Data excerpt:
<<<<
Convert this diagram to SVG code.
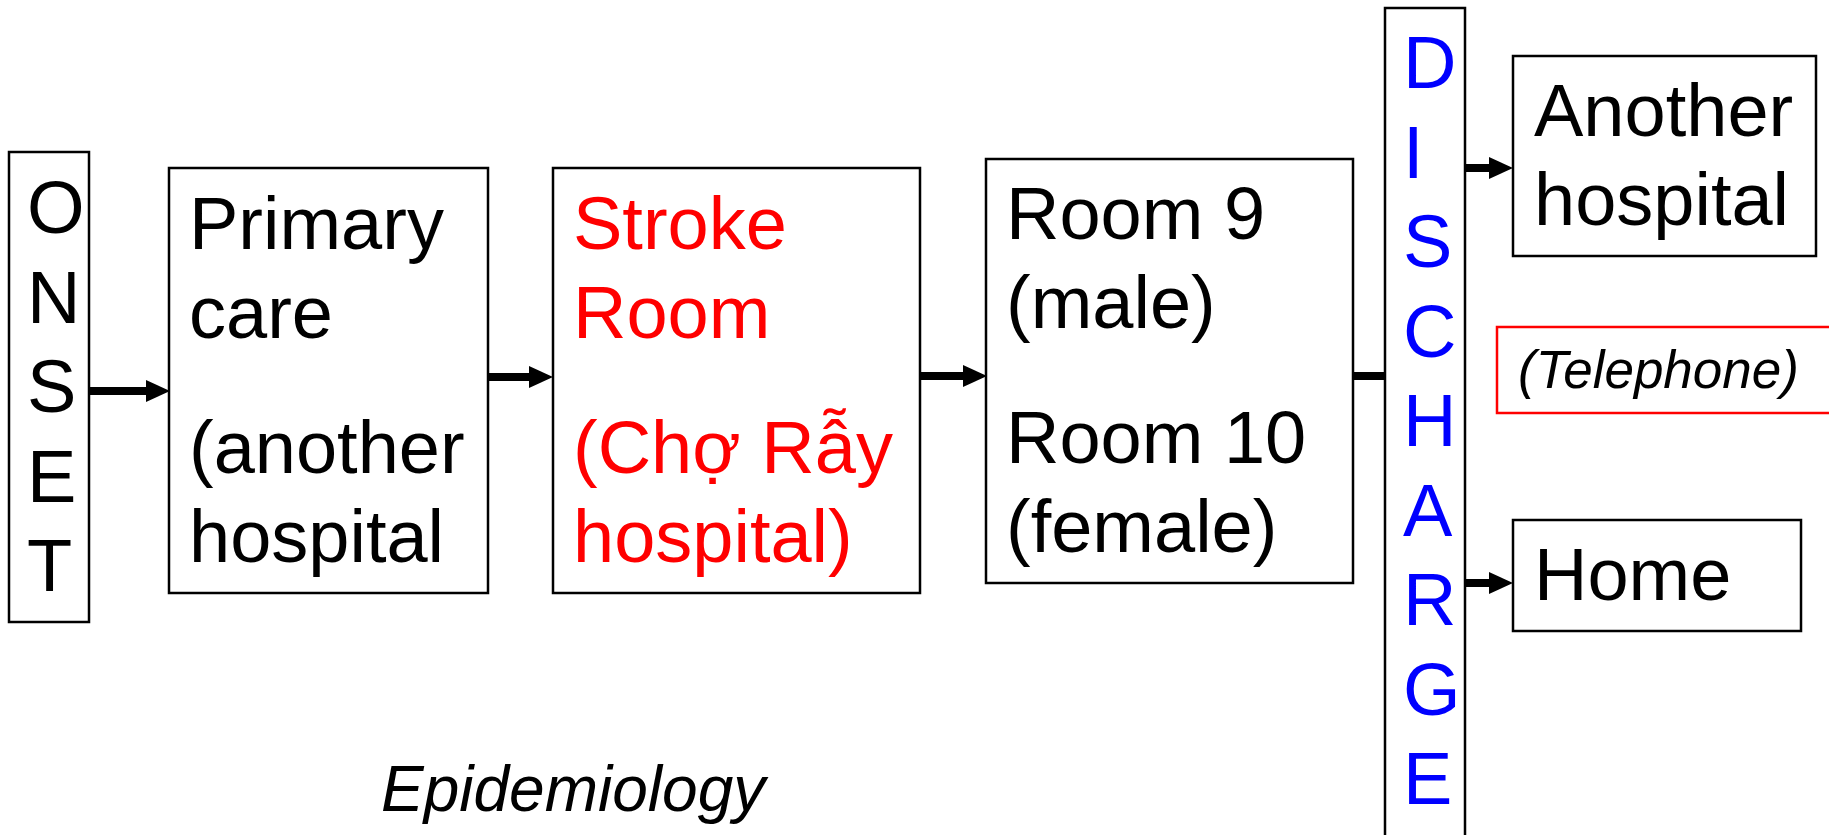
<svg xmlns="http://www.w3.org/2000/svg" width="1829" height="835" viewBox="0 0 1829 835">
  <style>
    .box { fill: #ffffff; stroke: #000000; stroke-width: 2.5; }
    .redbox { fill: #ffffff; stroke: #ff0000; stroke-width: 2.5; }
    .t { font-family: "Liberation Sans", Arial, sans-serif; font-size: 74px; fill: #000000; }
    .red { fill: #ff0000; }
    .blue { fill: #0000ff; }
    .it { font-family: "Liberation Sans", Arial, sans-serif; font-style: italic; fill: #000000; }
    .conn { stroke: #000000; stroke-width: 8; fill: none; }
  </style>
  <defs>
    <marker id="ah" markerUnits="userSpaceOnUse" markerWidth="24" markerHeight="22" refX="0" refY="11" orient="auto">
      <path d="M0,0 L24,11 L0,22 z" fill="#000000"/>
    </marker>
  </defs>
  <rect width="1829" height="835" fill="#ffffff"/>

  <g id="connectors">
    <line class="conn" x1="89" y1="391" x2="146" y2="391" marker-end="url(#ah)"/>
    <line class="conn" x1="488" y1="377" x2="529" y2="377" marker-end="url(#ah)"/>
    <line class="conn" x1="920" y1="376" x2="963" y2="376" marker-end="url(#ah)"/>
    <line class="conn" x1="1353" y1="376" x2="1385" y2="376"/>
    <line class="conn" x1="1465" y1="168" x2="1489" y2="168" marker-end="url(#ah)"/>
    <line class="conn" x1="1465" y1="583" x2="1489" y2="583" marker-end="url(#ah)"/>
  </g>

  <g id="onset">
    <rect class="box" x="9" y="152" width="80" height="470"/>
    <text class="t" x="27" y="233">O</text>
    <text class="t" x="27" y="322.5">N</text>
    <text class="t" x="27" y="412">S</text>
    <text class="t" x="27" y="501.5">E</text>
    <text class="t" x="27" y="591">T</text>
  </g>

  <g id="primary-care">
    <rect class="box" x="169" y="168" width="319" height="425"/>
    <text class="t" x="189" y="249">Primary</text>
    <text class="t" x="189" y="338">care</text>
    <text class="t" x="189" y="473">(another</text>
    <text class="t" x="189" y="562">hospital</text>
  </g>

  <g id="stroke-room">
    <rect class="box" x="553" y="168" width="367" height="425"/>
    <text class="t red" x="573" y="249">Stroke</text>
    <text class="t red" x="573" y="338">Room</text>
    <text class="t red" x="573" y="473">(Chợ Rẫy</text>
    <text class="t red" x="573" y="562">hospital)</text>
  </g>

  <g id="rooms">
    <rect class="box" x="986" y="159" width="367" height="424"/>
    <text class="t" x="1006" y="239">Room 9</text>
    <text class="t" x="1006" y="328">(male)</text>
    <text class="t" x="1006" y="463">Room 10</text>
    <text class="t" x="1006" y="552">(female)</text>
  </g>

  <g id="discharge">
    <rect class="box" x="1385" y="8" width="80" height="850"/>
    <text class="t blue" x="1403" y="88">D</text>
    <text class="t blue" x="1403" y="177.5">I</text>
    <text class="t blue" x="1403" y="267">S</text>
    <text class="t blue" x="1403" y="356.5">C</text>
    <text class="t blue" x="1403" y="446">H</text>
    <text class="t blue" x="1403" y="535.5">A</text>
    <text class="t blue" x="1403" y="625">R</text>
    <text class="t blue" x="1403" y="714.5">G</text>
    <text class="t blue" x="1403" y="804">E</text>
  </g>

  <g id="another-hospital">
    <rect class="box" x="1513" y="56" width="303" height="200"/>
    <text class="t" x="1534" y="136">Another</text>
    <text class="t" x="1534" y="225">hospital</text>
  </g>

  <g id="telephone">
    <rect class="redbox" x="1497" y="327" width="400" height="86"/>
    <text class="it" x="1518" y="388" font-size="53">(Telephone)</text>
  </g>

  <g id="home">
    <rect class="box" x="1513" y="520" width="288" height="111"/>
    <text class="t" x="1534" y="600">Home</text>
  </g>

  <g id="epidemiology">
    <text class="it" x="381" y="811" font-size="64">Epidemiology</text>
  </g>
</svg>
>>>>
Work required:
Quote the material in full and exactly; do not carry over its pictures.

The completed task:
Convert this diagram to SVG code.
<svg xmlns="http://www.w3.org/2000/svg" width="1829" height="835" viewBox="0 0 1829 835">
  <style>
    .box { fill: #ffffff; stroke: #000000; stroke-width: 2.5; }
    .redbox { fill: #ffffff; stroke: #ff0000; stroke-width: 2.5; }
    .t { font-family: "Liberation Sans", Arial, sans-serif; font-size: 74px; fill: #000000; }
    .red { fill: #ff0000; }
    .blue { fill: #0000ff; }
    .it { font-family: "Liberation Sans", Arial, sans-serif; font-style: italic; fill: #000000; }
    .conn { stroke: #000000; stroke-width: 8; fill: none; }
  </style>
  <defs>
    <marker id="ah" markerUnits="userSpaceOnUse" markerWidth="24" markerHeight="22" refX="0" refY="11" orient="auto">
      <path d="M0,0 L24,11 L0,22 z" fill="#000000"/>
    </marker>
  </defs>
  <rect width="1829" height="835" fill="#ffffff"/>

  <g id="connectors">
    <line class="conn" x1="89" y1="391" x2="146" y2="391" marker-end="url(#ah)"/>
    <line class="conn" x1="488" y1="377" x2="529" y2="377" marker-end="url(#ah)"/>
    <line class="conn" x1="920" y1="376" x2="963" y2="376" marker-end="url(#ah)"/>
    <line class="conn" x1="1353" y1="376" x2="1385" y2="376"/>
    <line class="conn" x1="1465" y1="168" x2="1489" y2="168" marker-end="url(#ah)"/>
    <line class="conn" x1="1465" y1="583" x2="1489" y2="583" marker-end="url(#ah)"/>
  </g>

  <g id="onset">
    <rect class="box" x="9" y="152" width="80" height="470"/>
    <text class="t" x="27" y="233">O</text>
    <text class="t" x="27" y="322.5">N</text>
    <text class="t" x="27" y="412">S</text>
    <text class="t" x="27" y="501.5">E</text>
    <text class="t" x="27" y="591">T</text>
  </g>

  <g id="primary-care">
    <rect class="box" x="169" y="168" width="319" height="425"/>
    <text class="t" x="189" y="249">Primary</text>
    <text class="t" x="189" y="338">care</text>
    <text class="t" x="189" y="473">(another</text>
    <text class="t" x="189" y="562">hospital</text>
  </g>

  <g id="stroke-room">
    <rect class="box" x="553" y="168" width="367" height="425"/>
    <text class="t red" x="573" y="249">Stroke</text>
    <text class="t red" x="573" y="338">Room</text>
    <text class="t red" x="573" y="473">(Chợ Rẫy</text>
    <text class="t red" x="573" y="562">hospital)</text>
  </g>

  <g id="rooms">
    <rect class="box" x="986" y="159" width="367" height="424"/>
    <text class="t" x="1006" y="239">Room 9</text>
    <text class="t" x="1006" y="328">(male)</text>
    <text class="t" x="1006" y="463">Room 10</text>
    <text class="t" x="1006" y="552">(female)</text>
  </g>

  <g id="discharge">
    <rect class="box" x="1385" y="8" width="80" height="850"/>
    <text class="t blue" x="1403" y="88">D</text>
    <text class="t blue" x="1403" y="177.5">I</text>
    <text class="t blue" x="1403" y="267">S</text>
    <text class="t blue" x="1403" y="356.5">C</text>
    <text class="t blue" x="1403" y="446">H</text>
    <text class="t blue" x="1403" y="535.5">A</text>
    <text class="t blue" x="1403" y="625">R</text>
    <text class="t blue" x="1403" y="714.5">G</text>
    <text class="t blue" x="1403" y="804">E</text>
  </g>

  <g id="another-hospital">
    <rect class="box" x="1513" y="56" width="303" height="200"/>
    <text class="t" x="1534" y="136">Another</text>
    <text class="t" x="1534" y="225">hospital</text>
  </g>

  <g id="telephone">
    <rect class="redbox" x="1497" y="327" width="400" height="86"/>
    <text class="it" x="1518" y="388" font-size="53">(Telephone)</text>
  </g>

  <g id="home">
    <rect class="box" x="1513" y="520" width="288" height="111"/>
    <text class="t" x="1534" y="600">Home</text>
  </g>

  <g id="epidemiology">
    <text class="it" x="381" y="811" font-size="64">Epidemiology</text>
  </g>
</svg>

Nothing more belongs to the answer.